Cc: Joel Fernandes <joelaf@google.com>, ast@fb.com,
        linux-kernel@vger.kernel.org, Tim Murray <timmurray@google.com>,
        daniel@iogearbox.net, netdev@vger.kernel.org
To: Alexei Starovoitov <alexei.starovoitov@gmail.com>
Return-path: <netdev-owner@vger.kernel.org>
Received: from mail-io0-f196.google.com ([209.85.223.196]:41534 "EHLO
        mail-io0-f196.google.com" rhost-flags-OK-OK-OK-OK) by vger.kernel.org
        with ESMTP id S932865AbeGGDWv (ORCPT
        <rfc822;netdev@vger.kernel.org>); Fri, 6 Jul 2018 23:22:51 -0400
Received: by mail-io0-f196.google.com with SMTP id q9-v6so12515892ioj.8
        for <netdev@vger.kernel.org>; Fri, 06 Jul 2018 20:22:51 -0700 (PDT)
In-Reply-To: <20180707025426.ssxipi7hsehoiuyo@ast-mbp.dhcp.thefacebook.com>
Sender: netdev-owner@vger.kernel.org
List-ID: <netdev.vger.kernel.org>

On Fri, Jul 6, 2018 at 7:54 PM, Alexei Starovoitov
<alexei.starovoitov@gmail.com> wrote:
> On Fri, Jul 06, 2018 at 06:56:16PM -0700, Daniel Colascione wrote:
>> BPF_SYNCHRONIZE waits for any BPF programs active at the time of
>> BPF_SYNCHRONIZE to complete, allowing userspace to ensure atomicity of
>> RCU data structure operations with respect to active programs. For
>> example, userspace can update a map->map entry to point to a new map,
>> use BPF_SYNCHRONIZE to wait for any BPF programs using the old map to
>> complete, and then drain the old map without fear that BPF programs
>> may still be updating it.
>>
>> Signed-off-by: Daniel Colascione <dancol@google.com>
>> ---
>>  include/uapi/linux/bpf.h |  1 +
>>  kernel/bpf/syscall.c     | 14 ++++++++++++++
>>  2 files changed, 15 insertions(+)
>>
>> diff --git a/include/uapi/linux/bpf.h b/include/uapi/linux/bpf.h
>> index b7db3261c62d..4365c50e8055 100644
>> --- a/include/uapi/linux/bpf.h
>> +++ b/include/uapi/linux/bpf.h
>> @@ -98,6 +98,7 @@ enum bpf_cmd {
>>       BPF_BTF_LOAD,
>>       BPF_BTF_GET_FD_BY_ID,
>>       BPF_TASK_FD_QUERY,
>> +     BPF_SYNCHRONIZE,
>>  };
>>
>>  enum bpf_map_type {
>> diff --git a/kernel/bpf/syscall.c b/kernel/bpf/syscall.c
>> index d10ecd78105f..60ec7811846e 100644
>> --- a/kernel/bpf/syscall.c
>> +++ b/kernel/bpf/syscall.c
>> @@ -2272,6 +2272,20 @@ SYSCALL_DEFINE3(bpf, int, cmd, union bpf_attr __user *, uattr, unsigned int, siz
>>       if (sysctl_unprivileged_bpf_disabled && !capable(CAP_SYS_ADMIN))

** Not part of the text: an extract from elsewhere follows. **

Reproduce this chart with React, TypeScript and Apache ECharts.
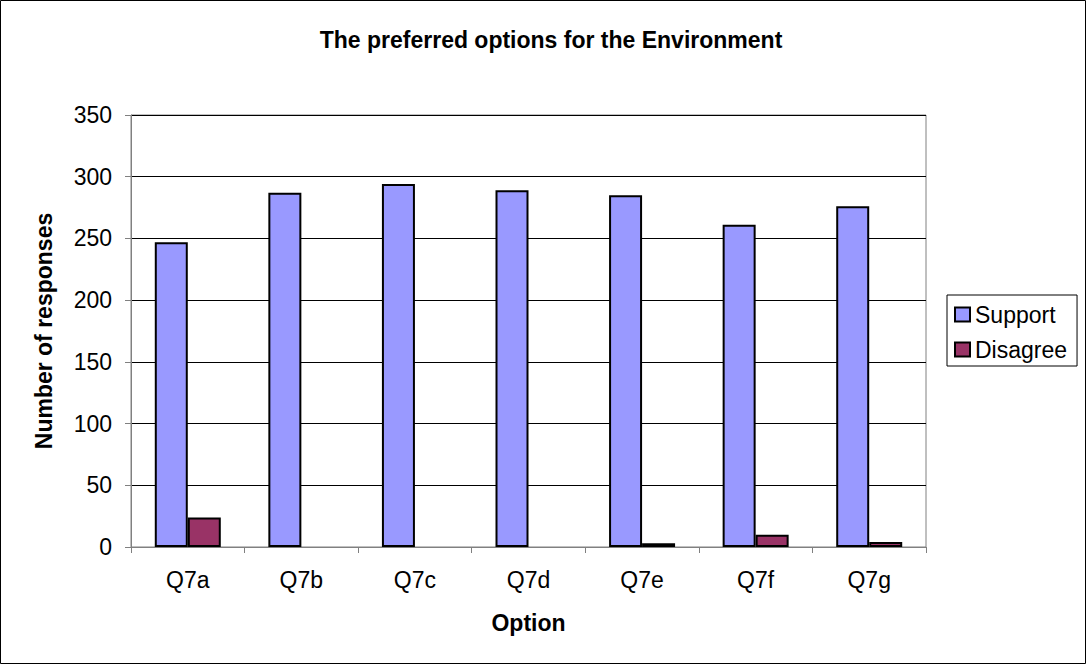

>>               return -EPERM;
>>
>> +     if (cmd == BPF_SYNCHRONIZE) {
>> +             if (uattr != NULL || size != 0)
>> +                     return -EINVAL;
>> +             err = security_bpf(cmd, NULL, 0);
>> +             if (err < 0)
>> +                     return err;
>> +             /* BPF programs are run with preempt disabled, so
>> +              * synchronize_sched is sufficient even with
>> +              * RCU_PREEMPT.
>> +              */
>> +             synchronize_sched();
>> +             return 0;
>
> I don't think it's necessary. sys_membarrier() can do this already
> and some folks use it exactly for this use case.

True --- implementation-wise, today. The point of the patch is to sort
out contractual guarantees. membarrier isn't documented to have the
BPF_SYNCHRONIZE effect right now, although it does. If we want to
extend membarrier's contract, great, but that might make it more
expensive than necessary for callers who, well, just want a memory
barrier. It's worthwhile to have a dedicated BPF command for this
task, especially considering the simplicity of the implementation.